Cobb sailed his ship Jane Into the midst of this chaos headed from Boston to Cadiz. His ship was stopped and his supplies of rice and flour were seized. They were desperately needed by the starving French. At Brest, Cobb negotiated the sale of his cargo, but getting an agreement was one thing. Getting the money was another.
After waiting a month for payment, Cobb sent the Jane back to Boston under the command of his first mate, the ship loaded with nothing but ballast. He engaged a guard and travelled to Paris to plead his case. Traveling day and night for three days, Cobb described the horrors of passing the corpses of dead men who had been guillotined for their anti-revolutionary sympathies. Meanwhile, monarchists hid at every turn waiting to rob anyone they could.
Cobb made it to Paris, obtained an interview with Robespierre and pleaded his case. The French commander cursed the American sailor, but signed papers directing that he be paid for his cargo. Before Cobb could collect, however, Robespierre was, himself, put to the guillotine. His fellow revolutionaries had decided he was too tyrannical in his ways. After spending the night in the same chamber used to jail Marie Antoinette, Robespierre was taken to the guillotine to be included among a score of French citizens who would die that day.
With all possible speed, Cobb made his way to Hamburg where he could collect his funds; he knew that with each passing moment Robespierre’s orders held less authority.

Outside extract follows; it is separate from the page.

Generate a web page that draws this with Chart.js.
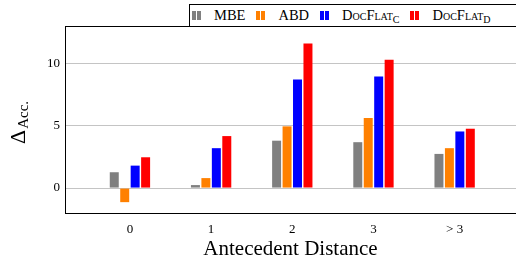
<!DOCTYPE html>
<html>
<head>
<meta charset="utf-8">
<script src="https://cdn.jsdelivr.net/npm/chart.js@4.4.1/dist/chart.umd.min.js"></script>
<style>
body { margin: 0; background: #fff; }
#wrap { position: relative; width: 516px; height: 262px; }
#legend {
    position: absolute; left: 189px; top: 4px; width: 330px; height: 23px;
    border: 1px solid #000; background: #fff; box-sizing: border-box;
    font-family: "Liberation Serif", serif; font-size: 14.5px; color: #000;
    display: flex; align-items: center; white-space: nowrap; padding-left: 2px;
}
.item { display: flex; align-items: center; margin-right: 11px; }
.sw { display: inline-block; width: 4px; height: 9px; margin-right: 1px; }
.sw.last { margin-right: 13px; }
.sc { font-variant: small-caps; }
sub { font-size: 10px; vertical-align: -3px; font-variant: normal; }
</style>
</head>
<body>
<div id="wrap">
    <canvas id="myChart" width="516" height="262"></canvas>
    <div id="legend"></div>
</div>
<script>
"use strict";

const categories = ["0", "1", "2", "3", "> 3"];
const mbe = [1.27, 0.24, 3.8, 3.68, 2.74];
const abd = [-1.13, 0.8, 4.95, 5.62, 3.2];
const docFlatC = [1.8, 3.2, 8.7, 8.95, 4.54];
const docFlatD = [2.47, 4.17, 11.6, 10.3, 4.76];
const yTicks = [0, 5, 10];

const series = [
    { name: "MBE", html: "MBE", color: "#808080", values: mbe },
    { name: "ABD", html: "ABD", color: "#ff8000", values: abd },
    { name: "DocFlatC", html: '<span class="sc">DocFlat<sub>C</sub></span>', color: "#0000ff", values: docFlatC },
    { name: "DocFlatD", html: '<span class="sc">DocFlat<sub>D</sub></span>', color: "#ff0000", values: docFlatD }
];

const serif = "'Liberation Serif', 'Times New Roman', serif";

// legend as html so the small caps and subscripts stay real text
const legend = document.getElementById("legend");
series.forEach(function (s) {
    const item = document.createElement("span");
    item.className = "item";
    item.innerHTML = '<span class="sw" style="background:' + s.color + '"></span>' +
        '<span class="sw last" style="background:' + s.color + '"></span>' + s.html;
    legend.appendChild(item);
});

const framePlugin = {
    id: "frame",
    afterDraw: function (chart) {
        const ctx = chart.ctx;
        const a = chart.chartArea;
        ctx.save();
        ctx.strokeStyle = "#000";
        ctx.lineWidth = 1;
        ctx.strokeRect(a.left + 0.5, a.top + 0.5, a.right - a.left + 2, a.bottom - a.top);

        // y title: big delta with "Acc." subscript, rotated
        ctx.translate(25, 144);
        ctx.rotate(-Math.PI / 2);
        ctx.fillStyle = "#000";
        ctx.textBaseline = "alphabetic";
        ctx.font = "22px " + serif;
        ctx.fillText("\u0394", 0, 0);
        const w = ctx.measureText("\u0394").width;
        ctx.font = "15px " + serif;
        ctx.fillText("Acc.", w + 1, 3);
        ctx.restore();
    }
};

const ctx = document.getElementById("myChart");
const chart = new Chart(ctx, {
    type: "bar",
    data: {
        datasets: series.map(function (s) {
            return {
                label: s.name,
                data: s.values.map(function (v, i) { return { x: i, y: v }; }),
                backgroundColor: s.color,
                borderWidth: 0,
                categoryPercentage: 0.515,
                barPercentage: 0.86
            };
        })
    },
    options: {
        responsive: false,
        animation: false,
        layout: { padding: { top: 26, right: 0, left: 0, bottom: 0 } },
        plugins: {
            legend: { display: false },
            tooltip: { enabled: false }
        },
        scales: {
            x: {
                type: "linear",
                offset: false,
                min: -0.8,
                max: 4.756,
                afterBuildTicks: function (s) {
                    s.ticks = categories.map(function (c, i) { return { value: i }; });
                },
                afterFit: function (s) { s.height = 49; },
                grid: { display: false, offset: false },
                border: { display: false },
                ticks: {
                    callback: function (v) { return categories[v]; },
                    font: { family: serif, size: 13 },
                    color: "#000",
                    padding: 1,
                    maxRotation: 0
                },
                title: {
                    display: true,
                    text: "Antecedent Distance",
                    font: { family: serif, size: 21 },
                    color: "#000",
                    padding: { top: 3, bottom: 0 }
                }
            },
            y: {
                min: -2,
                max: 13,
                afterBuildTicks: function (s) {
                    s.ticks = yTicks.map(function (v) { return { value: v }; });
                },
                afterFit: function (s) { s.width = 65; },
                grid: { color: "#c4c4c4", drawTicks: false, lineWidth: 1 },
                border: { display: false },
                ticks: {
                    font: { family: serif, size: 13 },
                    color: "#000",
                    padding: 5
                }
            }
        }
    },
    plugins: [framePlugin]
});
</script>
</body>
</html>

With a little bribery and fast talking, the Cape Cod sea captain persuaded the French officials to pay the debts and he transferred the funds to England. He had managed a 200 percent profit on his voyage. Elijah Cobb’s backers who owned the Jane knew of the turmoil in France and the risky nature of their trade. Many doubted whether Cobb would actually make it back to America, and when the young captain returned to Boston they made him into a hero.
Elijah Cobb would have many more adventures, which he recorded in his memoir, Elijah Cobb: A Cape Cod Skipper 1768-1848, but none quite so daring as his first visit to Europe and his firsthand look at the French reign of terror and its horrible guillotine.